Asia Market: Another Day, Another Record High

While base effects have started to lift both headline and CPI inflation in y-o-y terms – a process that the street thinks will continue over the next couple of months – headline CPI inflation climbed above 2.5% in March and could approach nearly 4% in May before slowing back in the second half of the year. Core CPI inflation could peak at around 2.5% in May then drop back during the late summer (this is extrapolated from UBS's Seth Carpenter, Chief US Economist, and HSBC US Economist Ryan Wang’s inflation outlooks).

Investors will need some proof in the earnings pudding to take the next leap of faith and confirm the lofty expectation, with S&P 500 earnings pegged to rise 25% in this quarter from a year ago. That would be the biggest quarterly gain since 2018 when tax cuts under former President Donald Trump boosted profit growth.

Major central banks may have formal independence, but the current Fed actions reflect the social and political backdrop in which they operate, enhancing their desire to fall behind that inflation curve. The Fed under Chair Powell's leadership has meant a remarkable dovish shift by focusing first and foremost on healing the labour market by recognizing the enormous redistributive power of a booming economy – one that generates both plentiful jobs and healthy wage growth, especially for low-income and minority groups. I'm not suggesting the market has turned passionate, but investors agree that now is not the time to exit from exceptional measures, given the enormous healing tasks ahead. 
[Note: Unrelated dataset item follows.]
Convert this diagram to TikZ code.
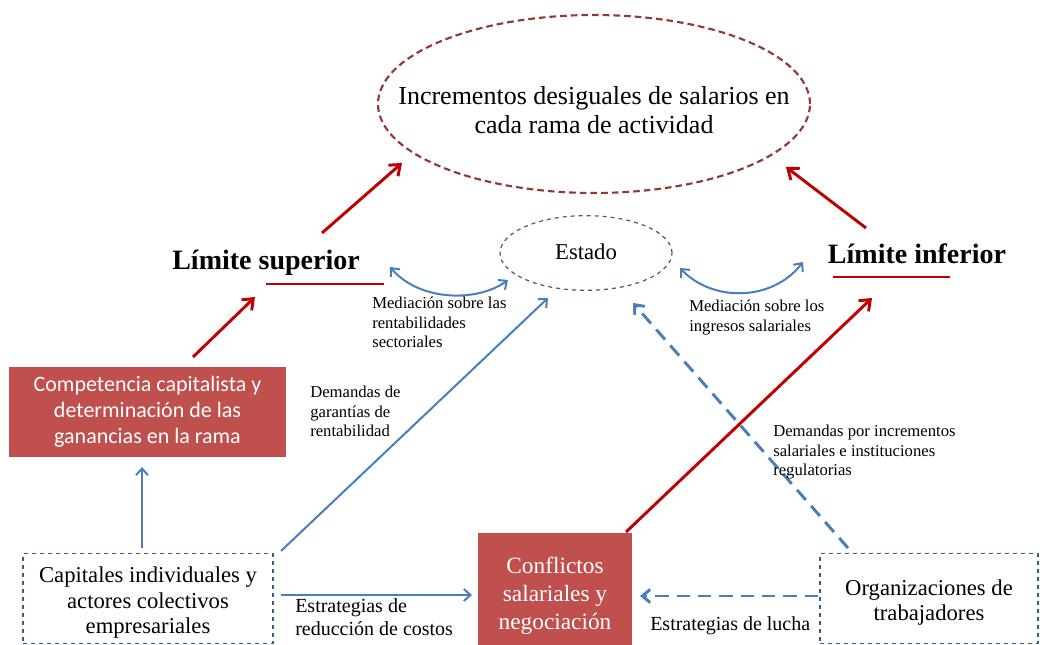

China tightening is getting harder to ignore

However, not to rock the boat, it’s getting harder to ignore the tightening in China. Single-name credit concerns in China have had little to no contagion impact in recent years, so I don’t want to overstate the importance of the China Huarong story – it could be another one-off, and things roll on fine. On the other hand, there’s clearly a desire to tighten the screws on speculation and financial excess in China, and none of that is great for asset prices that are hitched to the China recovery train.